Franklin College
- Type: Private liberal arts college
- Established: January 30, 1844
- Founders: Rev. Tolbert Fanning
- Religious affiliation: Christian Church
- Location: Davidson County, Tennessee

= Franklin College (Tennessee) =

Defunct private college in Davidson County, Tennessee, US

Franklin College was a private liberal arts college in Davidson County, Tennessee, founded by Rev. Tolbert Fanning in 1844. It closed at the outbreak of the American Civil War. Enrollment had been between 100 and 130 boys. Agriculture was part of its curriculum and a farm was connected to it.

==History==
Franklin College was founded by Rev.
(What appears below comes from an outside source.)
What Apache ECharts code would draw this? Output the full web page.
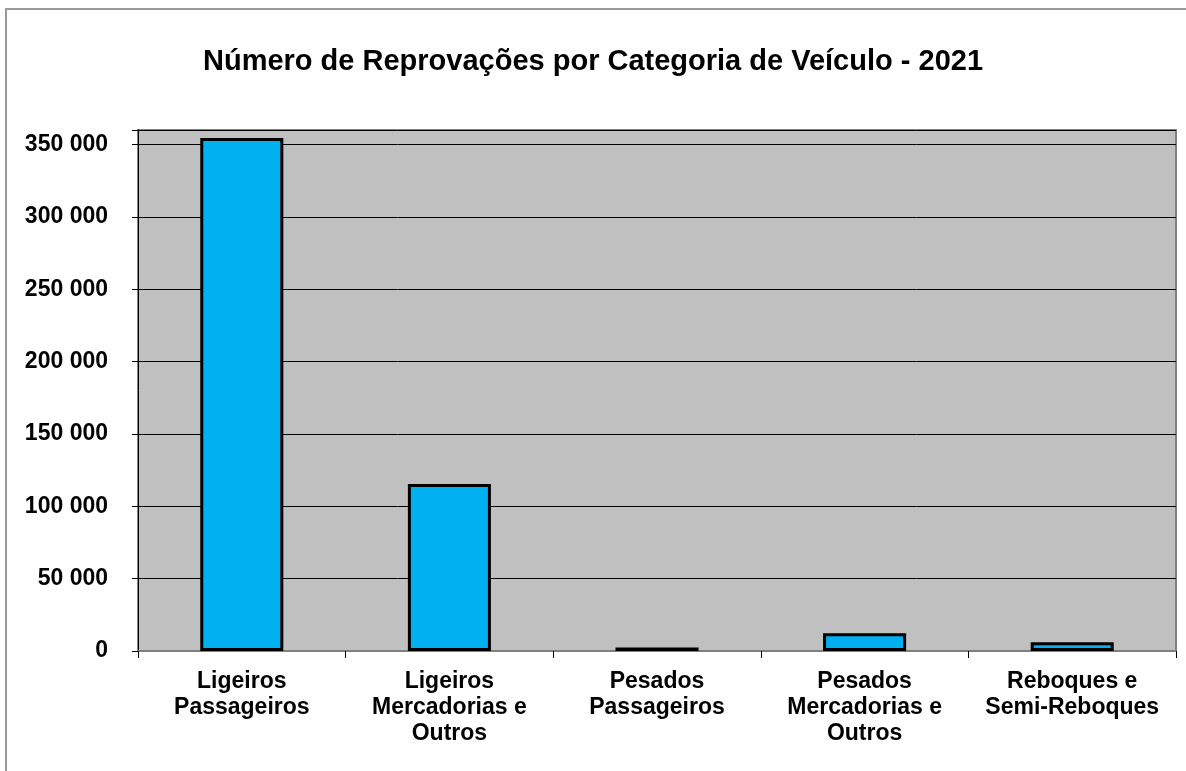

Tolbert Fanning on January 30, 1844, in Davidson County, Tennessee, where the Nashville International Airport is presently located, as part of the 19th-century Restoration Movement. Fanning served as president of the college until 1861. Operations were disrupted when a majority of the students joined the Confederate army during the American Civil War. The college building burned down around this time and the students relocated to Hope Institute nearby. Minerva College was a sister school established in 1849 for female students

==Notable alumni==
Alumni of the college included Andrew J. Caldwell, James B. Frazier, Joseph B. Killebrew, T. B. Larimore, David Lipscomb, William Lipscomb, Samuel R. Lowery, James D. Richardson, William R. Cox, Robert Toombs, J. E. Scobey, and K. M. Van Zandt.